* SET EXERCISE: Retype the data that follows line by line, exactly, and leave its pictures out.

* INFORMATION SUPPLIED:

──────────

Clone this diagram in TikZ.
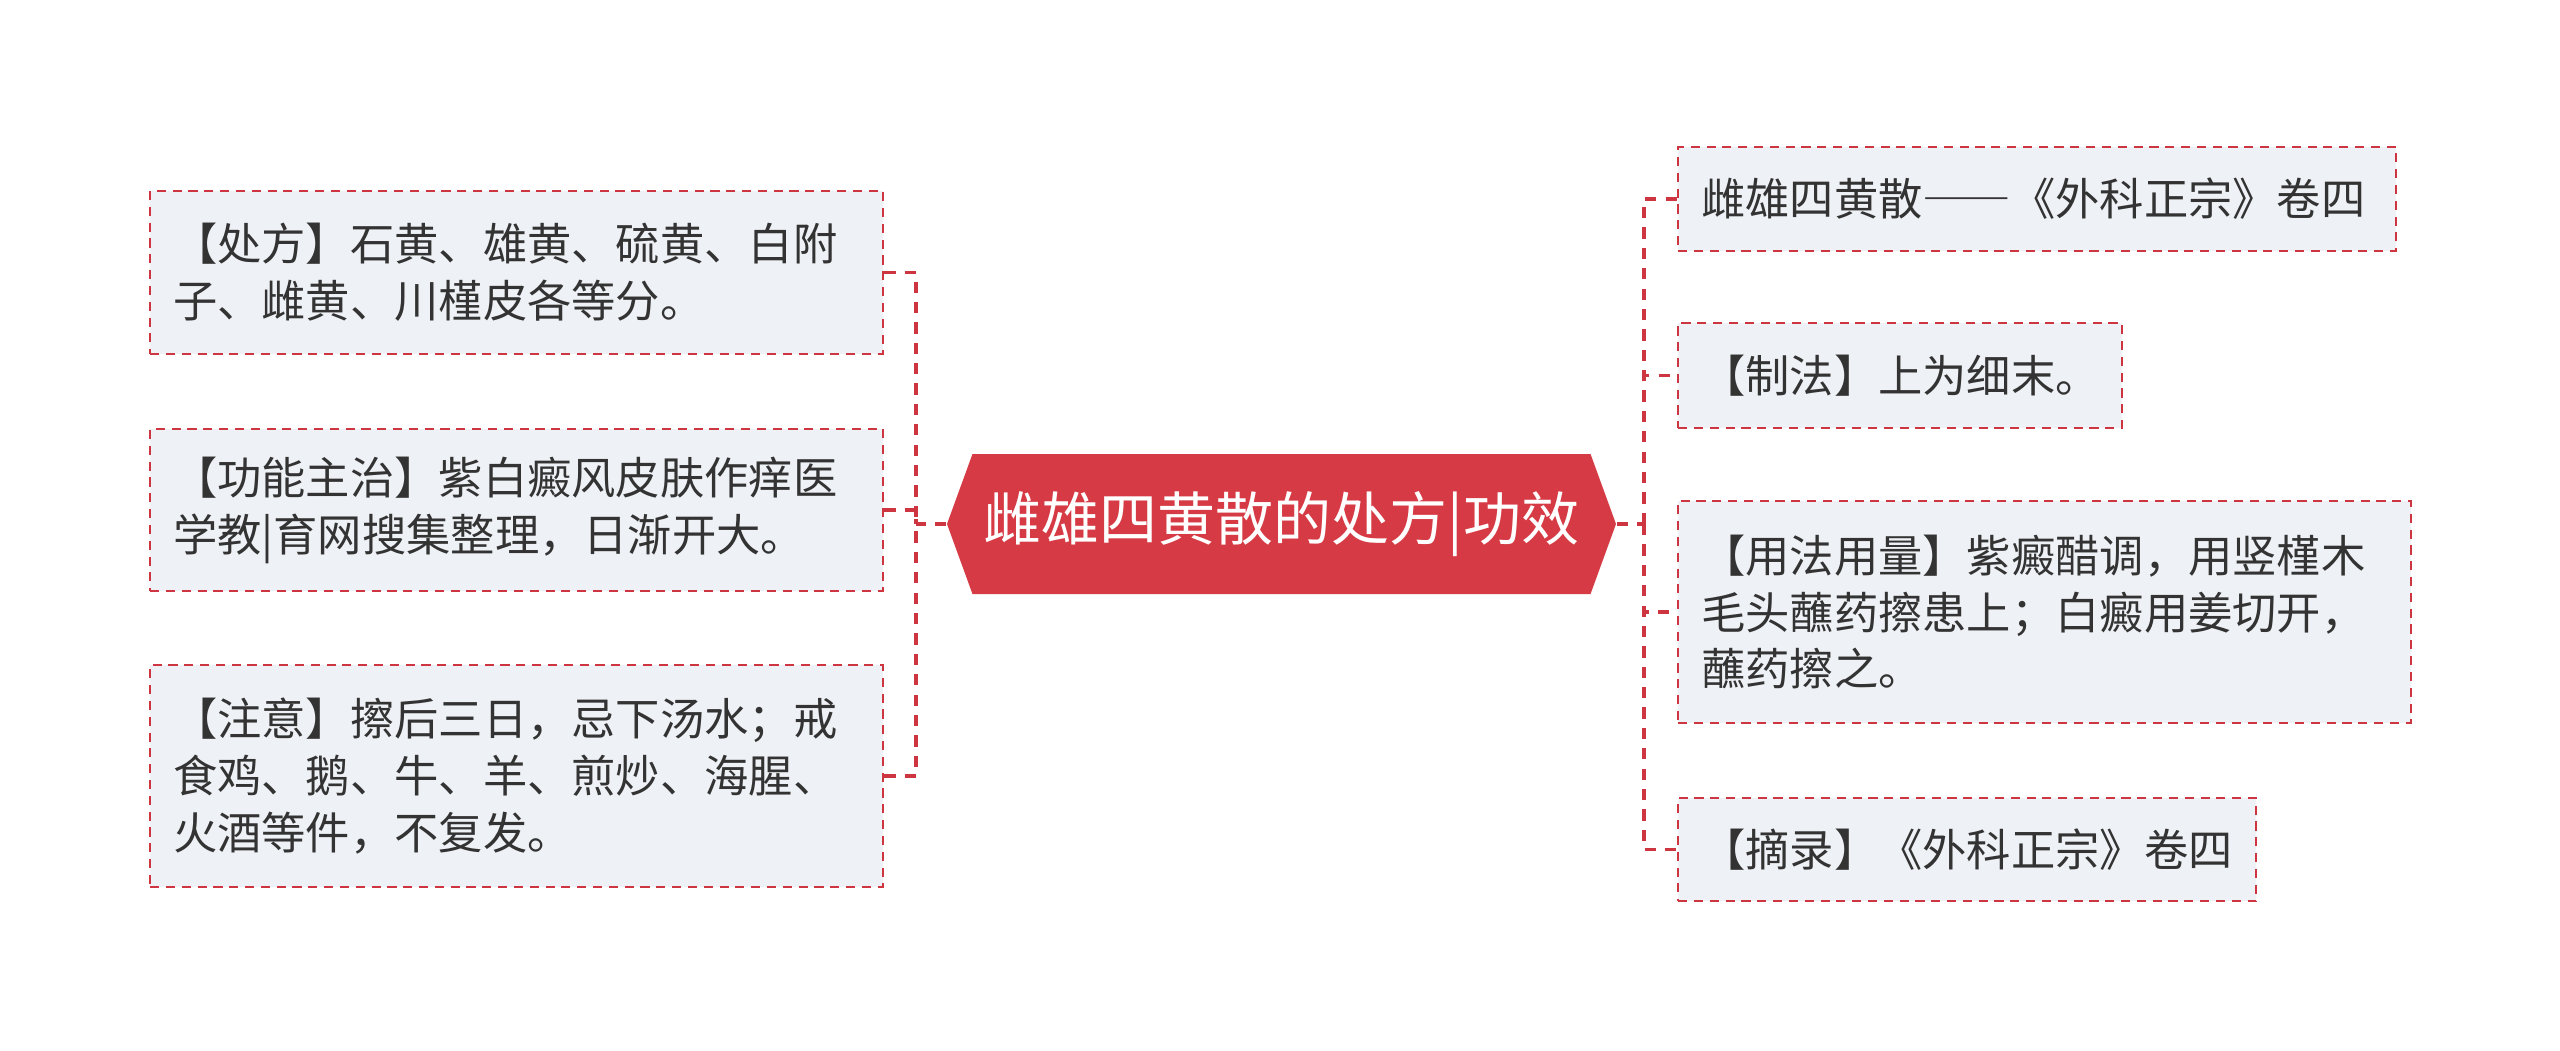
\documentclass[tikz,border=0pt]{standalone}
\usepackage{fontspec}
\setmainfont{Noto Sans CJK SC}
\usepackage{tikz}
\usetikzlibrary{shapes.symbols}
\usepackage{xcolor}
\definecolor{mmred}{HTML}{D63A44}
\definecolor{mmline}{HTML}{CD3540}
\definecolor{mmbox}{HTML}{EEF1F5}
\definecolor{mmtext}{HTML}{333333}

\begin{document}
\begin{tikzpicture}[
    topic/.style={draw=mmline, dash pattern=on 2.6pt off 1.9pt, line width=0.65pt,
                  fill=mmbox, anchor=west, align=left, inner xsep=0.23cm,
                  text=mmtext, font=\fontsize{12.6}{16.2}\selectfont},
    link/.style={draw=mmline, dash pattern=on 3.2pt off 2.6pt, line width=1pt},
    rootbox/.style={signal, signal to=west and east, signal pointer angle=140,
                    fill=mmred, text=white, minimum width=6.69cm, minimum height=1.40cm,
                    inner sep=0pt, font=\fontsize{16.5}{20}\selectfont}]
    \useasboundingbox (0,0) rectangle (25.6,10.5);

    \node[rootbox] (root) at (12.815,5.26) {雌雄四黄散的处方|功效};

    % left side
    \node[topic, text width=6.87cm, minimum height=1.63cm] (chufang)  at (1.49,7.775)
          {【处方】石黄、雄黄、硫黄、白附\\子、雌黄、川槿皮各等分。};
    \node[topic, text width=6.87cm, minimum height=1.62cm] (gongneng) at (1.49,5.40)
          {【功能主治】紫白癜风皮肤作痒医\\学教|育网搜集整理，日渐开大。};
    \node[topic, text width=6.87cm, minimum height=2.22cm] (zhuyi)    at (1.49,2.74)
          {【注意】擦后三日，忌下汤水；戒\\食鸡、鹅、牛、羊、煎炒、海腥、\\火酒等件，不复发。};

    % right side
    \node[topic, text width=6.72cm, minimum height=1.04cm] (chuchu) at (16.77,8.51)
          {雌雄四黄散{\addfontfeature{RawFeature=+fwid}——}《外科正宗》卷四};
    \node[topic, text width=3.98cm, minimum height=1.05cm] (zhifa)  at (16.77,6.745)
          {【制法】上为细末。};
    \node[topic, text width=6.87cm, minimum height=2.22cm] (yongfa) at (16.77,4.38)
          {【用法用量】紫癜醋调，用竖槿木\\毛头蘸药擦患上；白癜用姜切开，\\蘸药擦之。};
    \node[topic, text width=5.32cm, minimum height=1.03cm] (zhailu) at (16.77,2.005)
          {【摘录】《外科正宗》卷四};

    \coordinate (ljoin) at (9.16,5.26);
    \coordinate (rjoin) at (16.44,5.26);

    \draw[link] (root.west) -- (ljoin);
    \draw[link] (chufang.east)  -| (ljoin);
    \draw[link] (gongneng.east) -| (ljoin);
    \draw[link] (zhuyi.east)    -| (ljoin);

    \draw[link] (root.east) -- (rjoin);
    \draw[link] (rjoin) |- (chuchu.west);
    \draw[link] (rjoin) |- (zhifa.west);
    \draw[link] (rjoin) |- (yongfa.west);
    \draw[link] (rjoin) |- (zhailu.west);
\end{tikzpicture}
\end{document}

──────────

* WRITTEN SOLUTION:
Clone this diagram in TikZ.
\documentclass[tikz,border=0pt]{standalone}
\usepackage{fontspec}
\setmainfont{Noto Sans CJK SC}
\usepackage{tikz}
\usetikzlibrary{shapes.symbols}
\usepackage{xcolor}
\definecolor{mmred}{HTML}{D63A44}
\definecolor{mmline}{HTML}{CD3540}
\definecolor{mmbox}{HTML}{EEF1F5}
\definecolor{mmtext}{HTML}{333333}

\begin{document}
\begin{tikzpicture}[
    topic/.style={draw=mmline, dash pattern=on 2.6pt off 1.9pt, line width=0.65pt,
                  fill=mmbox, anchor=west, align=left, inner xsep=0.23cm,
                  text=mmtext, font=\fontsize{12.6}{16.2}\selectfont},
    link/.style={draw=mmline, dash pattern=on 3.2pt off 2.6pt, line width=1pt},
    rootbox/.style={signal, signal to=west and east, signal pointer angle=140,
                    fill=mmred, text=white, minimum width=6.69cm, minimum height=1.40cm,
                    inner sep=0pt, font=\fontsize{16.5}{20}\selectfont}]
    \useasboundingbox (0,0) rectangle (25.6,10.5);

    \node[rootbox] (root) at (12.815,5.26) {雌雄四黄散的处方|功效};

    % left side
    \node[topic, text width=6.87cm, minimum height=1.63cm] (chufang)  at (1.49,7.775)
          {【处方】石黄、雄黄、硫黄、白附\\子、雌黄、川槿皮各等分。};
    \node[topic, text width=6.87cm, minimum height=1.62cm] (gongneng) at (1.49,5.40)
          {【功能主治】紫白癜风皮肤作痒医\\学教|育网搜集整理，日渐开大。};
    \node[topic, text width=6.87cm, minimum height=2.22cm] (zhuyi)    at (1.49,2.74)
          {【注意】擦后三日，忌下汤水；戒\\食鸡、鹅、牛、羊、煎炒、海腥、\\火酒等件，不复发。};

    % right side
    \node[topic, text width=6.72cm, minimum height=1.04cm] (chuchu) at (16.77,8.51)
          {雌雄四黄散{\addfontfeature{RawFeature=+fwid}——}《外科正宗》卷四};
    \node[topic, text width=3.98cm, minimum height=1.05cm] (zhifa)  at (16.77,6.745)
          {【制法】上为细末。};
    \node[topic, text width=6.87cm, minimum height=2.22cm] (yongfa) at (16.77,4.38)
          {【用法用量】紫癜醋调，用竖槿木\\毛头蘸药擦患上；白癜用姜切开，\\蘸药擦之。};
    \node[topic, text width=5.32cm, minimum height=1.03cm] (zhailu) at (16.77,2.005)
          {【摘录】《外科正宗》卷四};

    \coordinate (ljoin) at (9.16,5.26);
    \coordinate (rjoin) at (16.44,5.26);

    \draw[link] (root.west) -- (ljoin);
    \draw[link] (chufang.east)  -| (ljoin);
    \draw[link] (gongneng.east) -| (ljoin);
    \draw[link] (zhuyi.east)    -| (ljoin);

    \draw[link] (root.east) -- (rjoin);
    \draw[link] (rjoin) |- (chuchu.west);
    \draw[link] (rjoin) |- (zhifa.west);
    \draw[link] (rjoin) |- (yongfa.west);
    \draw[link] (rjoin) |- (zhailu.west);
\end{tikzpicture}
\end{document}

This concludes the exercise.